▸ **Goal of the exercise**
Quote the whole listing exactly. Leave the pictures out of your copy.

▸ **Given data**
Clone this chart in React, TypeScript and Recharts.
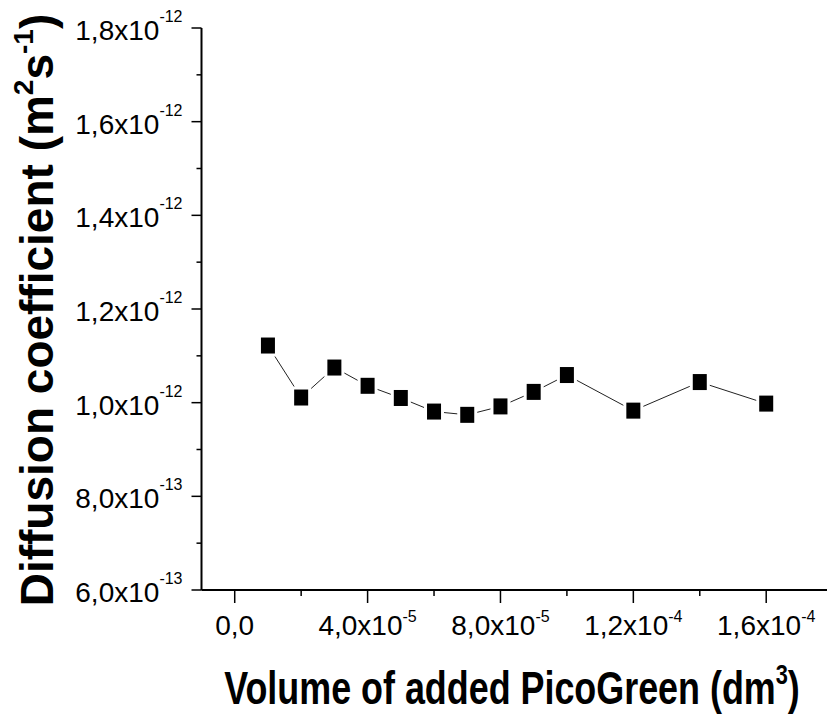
import { Line, LineChart, XAxis, YAxis } from "recharts";

// volume of added PicoGreen, in units of 1e-5 dm3
const volume = [1, 2, 3, 4, 5, 6, 7, 8, 9, 10, 12, 14, 16];
// diffusion coefficient, in units of 1e-12 m2/s
const diffusion = [1.122, 1.011, 1.075, 1.036, 1.01, 0.981, 0.974, 0.992, 1.023, 1.059, 0.983, 1.044, 0.998];

const xMajorTicks = [0, 4, 8, 12, 16];
const xMinorTicks = [2, 6, 10, 14];
const xTickMantissa = ["0,0", "4,0", "8,0", "1,2", "1,6"];
const xTickExp = ["", "-5", "-5", "-4", "-4"];

const yMajorTicks = [0.6, 0.8, 1.0, 1.2, 1.4, 1.6, 1.8];
const yMinorTicks = [0.7, 0.9, 1.1, 1.3, 1.5, 1.7];
const yTickMantissa = ["6,0", "8,0", "1,0", "1,2", "1,4", "1,6", "1,8"];
const yTickExp = ["-13", "-13", "-12", "-12", "-12", "-12", "-12"];

const data = volume.map((v, i) => ({ x: v, y: diffusion[i] }));

const font = "'Liberation Sans', Arial, sans-serif";

const findTick = (list: number[], v: number) => list.findIndex((t) => Math.abs(t - v) < 1e-6);

const XTick = (props: any) => {
	const { x, y, payload } = props;
	const i = findTick(xMajorTicks, payload.value);
	if (i < 0) return <line x1={x} x2={x} y1={y} y2={y + 6} stroke="#000" strokeWidth={1.5} />;
	return (
		<g>
			<line x1={x} x2={x} y1={y} y2={y + 13} stroke="#000" strokeWidth={1.5} />
			<text x={x} y={y + 45} textAnchor="middle" fontSize={28} fontFamily={font} fill="#000">
				{xTickExp[i] ? (
					<>
						<tspan>{xTickMantissa[i]}x10</tspan>
						<tspan dy={-13} fontSize={16}>{xTickExp[i]}</tspan>
					</>
				) : (
					xTickMantissa[i]
				)}
			</text>
		</g>
	);
};

const YTick = (props: any) => {
	const { x, y, payload } = props;
	const i = findTick(yMajorTicks, payload.value);
	if (i < 0) return <line x1={x - 5} x2={x} y1={y} y2={y} stroke="#000" strokeWidth={1.5} />;
	return (
		<g>
			<line x1={x - 10} x2={x} y1={y} y2={y} stroke="#000" strokeWidth={1.5} />
			<text x={x - 19} y={y + 12} textAnchor="end" fontSize={28} fontFamily={font} fill="#000">
				<tspan>{yTickMantissa[i]}x10</tspan>
				<tspan dy={-18} fontSize={16}>{yTickExp[i]}</tspan>
			</text>
		</g>
	);
};

const SquareDot = (props: any) => {
	const { cx, cy } = props;
	if (cx == null || cy == null) return null;
	return (
		<g>
			<rect x={cx - 10} y={cy - 11} width={20} height={22} fill="#fff" />
			<rect x={cx - 7} y={cy - 8} width={14} height={16} fill="#000" />
		</g>
	);
};

const App = () => {
	return (
		<div style={{ position: "absolute", left: 0, top: 0, width: 827, height: 715, background: "#fff", overflow: "hidden" }}>
			<LineChart width={827} height={715} data={data} margin={{ top: 28, right: 0, left: 0, bottom: 0 }}>
				<XAxis
					type="number"
					dataKey="x"
					domain={[-1, 17.83]}
					allowDataOverflow
					ticks={[...xMajorTicks, ...xMinorTicks].sort((a, b) => a - b)}
					tick={<XTick />}
					tickLine={false}
					tickSize={0}
					tickMargin={0}
					height={125}
					axisLine={{ stroke: "#000", strokeWidth: 2 }}
					interval={0}
				/>
				<YAxis
					type="number"
					domain={[0.6, 1.8]}
					allowDataOverflow
					ticks={[...yMajorTicks, ...yMinorTicks].sort((a, b) => a - b)}
					tick={<YTick />}
					tickLine={false}
					tickSize={0}
					tickMargin={0}
					width={201.5}
					axisLine={{ stroke: "#000", strokeWidth: 2 }}
					interval={0}
				/>
				<Line
					type="linear"
					dataKey="y"
					stroke="#222"
					strokeWidth={1}
					dot={<SquareDot />}
					activeDot={false}
					isAnimationActive={false}
				/>
			</LineChart>
			<svg width={827} height={715} style={{ position: "absolute", left: 0, top: 0, pointerEvents: "none" }}>
				<g transform="translate(512 704) scale(0.78 1)">
					<text x={0} y={0} textAnchor="middle" fontSize={46} fontWeight="bold" fontFamily={font} fill="#000">
						<tspan>Volume of added PicoGreen (dm</tspan>
						<tspan dy={-20} fontSize={28}>3</tspan>
						<tspan dy={20}>)</tspan>
					</text>
				</g>
				<g transform="translate(53 310) rotate(-90)">
					<text x={0} y={0} textAnchor="middle" fontSize={46} fontWeight="bold" fontFamily={font} fill="#000">
						<tspan>Diffusion coefficient (m</tspan>
						<tspan dy={-20} fontSize={28}>2</tspan>
						<tspan dy={20}>s</tspan>
						<tspan dy={-20} fontSize={28}>-1</tspan>
						<tspan dy={20}>)</tspan>
					</text>
				</g>
			</svg>
		</div>
	);
};

export default App;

▸ **Result below**
Clone this chart in React, TypeScript and Recharts.
import { Line, LineChart, XAxis, YAxis } from "recharts";

// volume of added PicoGreen, in units of 1e-5 dm3
const volume = [1, 2, 3, 4, 5, 6, 7, 8, 9, 10, 12, 14, 16];
// diffusion coefficient, in units of 1e-12 m2/s
const diffusion = [1.122, 1.011, 1.075, 1.036, 1.01, 0.981, 0.974, 0.992, 1.023, 1.059, 0.983, 1.044, 0.998];

const xMajorTicks = [0, 4, 8, 12, 16];
const xMinorTicks = [2, 6, 10, 14];
const xTickMantissa = ["0,0", "4,0", "8,0", "1,2", "1,6"];
const xTickExp = ["", "-5", "-5", "-4", "-4"];

const yMajorTicks = [0.6, 0.8, 1.0, 1.2, 1.4, 1.6, 1.8];
const yMinorTicks = [0.7, 0.9, 1.1, 1.3, 1.5, 1.7];
const yTickMantissa = ["6,0", "8,0", "1,0", "1,2", "1,4", "1,6", "1,8"];
const yTickExp = ["-13", "-13", "-12", "-12", "-12", "-12", "-12"];

const data = volume.map((v, i) => ({ x: v, y: diffusion[i] }));

const font = "'Liberation Sans', Arial, sans-serif";

const findTick = (list: number[], v: number) => list.findIndex((t) => Math.abs(t - v) < 1e-6);

const XTick = (props: any) => {
	const { x, y, payload } = props;
	const i = findTick(xMajorTicks, payload.value);
	if (i < 0) return <line x1={x} x2={x} y1={y} y2={y + 6} stroke="#000" strokeWidth={1.5} />;
	return (
		<g>
			<line x1={x} x2={x} y1={y} y2={y + 13} stroke="#000" strokeWidth={1.5} />
			<text x={x} y={y + 45} textAnchor="middle" fontSize={28} fontFamily={font} fill="#000">
				{xTickExp[i] ? (
					<>
						<tspan>{xTickMantissa[i]}x10</tspan>
						<tspan dy={-13} fontSize={16}>{xTickExp[i]}</tspan>
					</>
				) : (
					xTickMantissa[i]
				)}
			</text>
		</g>
	);
};

const YTick = (props: any) => {
	const { x, y, payload } = props;
	const i = findTick(yMajorTicks, payload.value);
	if (i < 0) return <line x1={x - 5} x2={x} y1={y} y2={y} stroke="#000" strokeWidth={1.5} />;
	return (
		<g>
			<line x1={x - 10} x2={x} y1={y} y2={y} stroke="#000" strokeWidth={1.5} />
			<text x={x - 19} y={y + 12} textAnchor="end" fontSize={28} fontFamily={font} fill="#000">
				<tspan>{yTickMantissa[i]}x10</tspan>
				<tspan dy={-18} fontSize={16}>{yTickExp[i]}</tspan>
			</text>
		</g>
	);
};

const SquareDot = (props: any) => {
	const { cx, cy } = props;
	if (cx == null || cy == null) return null;
	return (
		<g>
			<rect x={cx - 10} y={cy - 11} width={20} height={22} fill="#fff" />
			<rect x={cx - 7} y={cy - 8} width={14} height={16} fill="#000" />
		</g>
	);
};

const App = () => {
	return (
		<div style={{ position: "absolute", left: 0, top: 0, width: 827, height: 715, background: "#fff", overflow: "hidden" }}>
			<LineChart width={827} height={715} data={data} margin={{ top: 28, right: 0, left: 0, bottom: 0 }}>
				<XAxis
					type="number"
					dataKey="x"
					domain={[-1, 17.83]}
					allowDataOverflow
					ticks={[...xMajorTicks, ...xMinorTicks].sort((a, b) => a - b)}
					tick={<XTick />}
					tickLine={false}
					tickSize={0}
					tickMargin={0}
					height={125}
					axisLine={{ stroke: "#000", strokeWidth: 2 }}
					interval={0}
				/>
				<YAxis
					type="number"
					domain={[0.6, 1.8]}
					allowDataOverflow
					ticks={[...yMajorTicks, ...yMinorTicks].sort((a, b) => a - b)}
					tick={<YTick />}
					tickLine={false}
					tickSize={0}
					tickMargin={0}
					width={201.5}
					axisLine={{ stroke: "#000", strokeWidth: 2 }}
					interval={0}
				/>
				<Line
					type="linear"
					dataKey="y"
					stroke="#222"
					strokeWidth={1}
					dot={<SquareDot />}
					activeDot={false}
					isAnimationActive={false}
				/>
			</LineChart>
			<svg width={827} height={715} style={{ position: "absolute", left: 0, top: 0, pointerEvents: "none" }}>
				<g transform="translate(512 704) scale(0.78 1)">
					<text x={0} y={0} textAnchor="middle" fontSize={46} fontWeight="bold" fontFamily={font} fill="#000">
						<tspan>Volume of added PicoGreen (dm</tspan>
						<tspan dy={-20} fontSize={28}>3</tspan>
						<tspan dy={20}>)</tspan>
					</text>
				</g>
				<g transform="translate(53 310) rotate(-90)">
					<text x={0} y={0} textAnchor="middle" fontSize={46} fontWeight="bold" fontFamily={font} fill="#000">
						<tspan>Diffusion coefficient (m</tspan>
						<tspan dy={-20} fontSize={28}>2</tspan>
						<tspan dy={20}>s</tspan>
						<tspan dy={-20} fontSize={28}>-1</tspan>
						<tspan dy={20}>)</tspan>
					</text>
				</g>
			</svg>
		</div>
	);
};

export default App;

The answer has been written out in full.